Key Points
Reconstitution of a Partnership Firm – Retirement/Death of a Partner
Reconstitution upon Retirement or Death
The retirement or death of a partner leads to the reconstitution of the partnership firm. The existing partnership agreement ends, and a new one is formed among the remaining partners to continue the business.
Calculating New and Gaining Ratios
The New Profit Sharing Ratio is the ratio in which continuing partners share future profits. The Gaining Ratio is the proportion in which they acquire the outgoing partner's share, calculated as New Share minus Old Share.
Default Gaining Ratio
If the agreement is silent, it is assumed that the continuing partners acquire the retiring partner's share in their old profit sharing ratio. In this case, their old ratio also becomes their gaining ratio.
Treatment of Goodwill
The retiring or deceased partner is compensated for their share of goodwill. This is done by debiting the gaining partners' capital accounts in their gaining ratio and crediting the outgoing partner's capital account.
Writing Off Existing Goodwill
If goodwill already appears in the firm's balance sheet at the time of retirement, it must be written off.
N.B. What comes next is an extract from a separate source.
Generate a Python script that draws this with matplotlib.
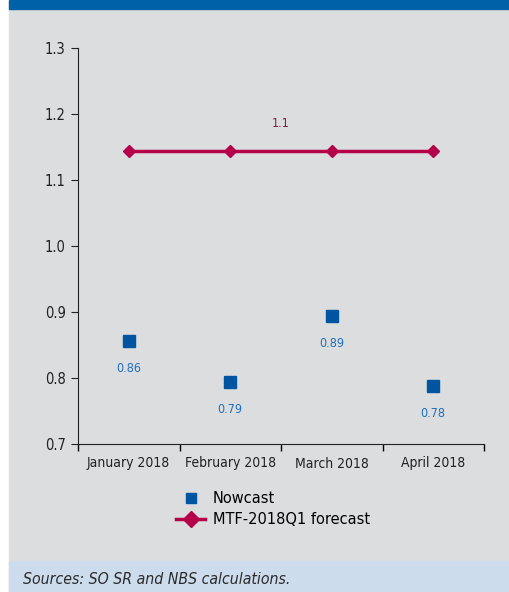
import numpy as np
import matplotlib.pyplot as plt
from matplotlib.patches import Rectangle
from matplotlib.lines import Line2D

months = ["January 2018", "February 2018", "March 2018", "April 2018"]
nowcast = [0.856, 0.794, 0.894, 0.788]
nowcast_labels = ["0.86", "0.79", "0.89", "0.78"]
forecast = [1.144, 1.144, 1.144, 1.144]
forecast_label = "1.1"

plt.rcParams['font.family'] = ['DejaVu Sans']
plt.rcParams['font.stretch'] = 'condensed'

fig = plt.figure(figsize=(5.10, 5.92), dpi=100)
W, H = 510, 592

# background panels
fig.patches.append(Rectangle((9 / W, 0), 1, 1, transform=fig.transFigure, color="#DCDDDF", zorder=-3))
fig.patches.append(Rectangle((9 / W, 0), 1, 31 / H, transform=fig.transFigure, color="#CCDCEC", zorder=-2))
fig.patches.append(Rectangle((9 / W, 1 - 9 / H), 1, 9 / H, transform=fig.transFigure, color="#0060A8", zorder=-2))
fig.text(23 / W, 13 / H, "Sources: SO SR and NBS calculations.", fontsize=11.3, style="italic",
         stretch="condensed", color="#2B2B2B", va="center")

ax = fig.add_axes([78 / W, 1 - 444 / H, (484 - 78) / W, (444 - 48) / H])
ax.set_facecolor("none")
x = np.arange(len(months))
ax.plot(x, forecast, color="#B5004A", lw=2.5, marker="D", ms=6, zorder=3)
ax.plot(x, nowcast, ls="none", marker="s", ms=8, color="#0055A0", zorder=4)
for xi, yi, t in zip(x, nowcast, nowcast_labels):
    ax.annotate(t, (xi, yi), xytext=(0, -20), textcoords="offset points", ha="center", va="center",
                fontsize=9, color="#1F6FBF")
ax.annotate(forecast_label, (1.5, forecast[1]), xytext=(0, 20), textcoords="offset points", ha="center",
            va="center", fontsize=9, color="#8B1A40")

ax.set_xlim(-0.5, len(months) - 0.5)
ax.set_ylim(0.7, 1.3)
ax.set_yticks(np.arange(0.7, 1.31, 0.1))
ax.set_yticklabels([f"{v:.1f}" for v in np.arange(0.7, 1.31, 0.1)])
ax.set_xticks(x)
ax.set_xticklabels(months)
ax.set_xticks(np.arange(-0.5, len(months), 1), minor=True)
ax.tick_params(axis="x", which="major", length=0, pad=9, labelsize=10, colors="#222222")
ax.tick_params(axis="x", which="minor", length=5, direction="out", width=1)
ax.tick_params(axis="y", length=5, labelsize=10.5, colors="#222222", pad=4)
for s in ["top", "right"]:
    ax.spines[s].set_visible(False)
for s in ["left", "bottom"]:
    ax.spines[s].set_color("#222222")

handles = [Line2D([], [], ls="none", marker="s", ms=7, color="#0055A0"),
           Line2D([], [], color="#B5004A", lw=2.5, marker="D", ms=8)]
fig.legend(handles, ["Nowcast", "MTF-2018Q1 forecast"], loc="center",
           bbox_to_anchor=(273 / W, 1 - 509 / H), frameon=False,
           handlelength=2.0, handletextpad=0.5, labelspacing=0.45,
           prop={"family": ["DejaVu Sans"], "stretch": "normal", "size": 10.5})

fig.savefig("out.png", dpi=100)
This is done by debiting all partners' capital accounts, including the outgoing partner, in their old profit sharing ratio.
Revaluation of Assets and Liabilities
Assets and liabilities are revalued to their current values. The net profit or loss from this revaluation is transferred to the capital accounts of all partners, including the retiring partner, in their old profit sharing ratio.
Distribution of Accumulated Profits and Losses
Undistributed profits, such as General Reserve, and accumulated losses are distributed among all partners in their old profit sharing ratio at the time of retirement or death.
Calculating Amount Due to Outgoing Partner
The total amount payable includes the credit balance of the capital account, share of goodwill, reserves, and revaluation profit, less any drawings, share of losses, and interest on drawings.
Profit Share up to Date of Death or Retirement
The outgoing partner's share of profit for the period from the last balance sheet to the date of retirement/death is calculated on a time or turnover basis. This amount is typically debited to a 'Profit and Loss Suspense Account'.
Settlement of Dues
The amount due to the retiring partner can be paid immediately in full, or the whole amount can be transferred to a loan account. It can also be settled through a combination of part payment in cash and the balance as a loan.
Retiring Partner's Loan Account
If the amount due is not paid immediately, it is transferred to the Retiring Partner's Loan Account. The firm then pays this loan in installments along with interest, as per the agreed terms.
Deceased Partner's Executor's Account
In case of a partner's death, the final amount due is transferred to their legal representative's account, known as the Deceased Partner's Executor's Account, and settled in a similar manner to a retiring partner.
Hidden Goodwill Concept
If the firm agrees to pay a retiring partner a lump sum amount which is more than their adjusted capital balance, the excess amount is treated as their share of goodwill, known as hidden goodwill.
Capital Adjustment of Remaining Partners
The remaining partners may decide to adjust their capitals to be proportionate to their new profit sharing ratio. This adjustment is made by either bringing in additional cash or withdrawing the excess amount.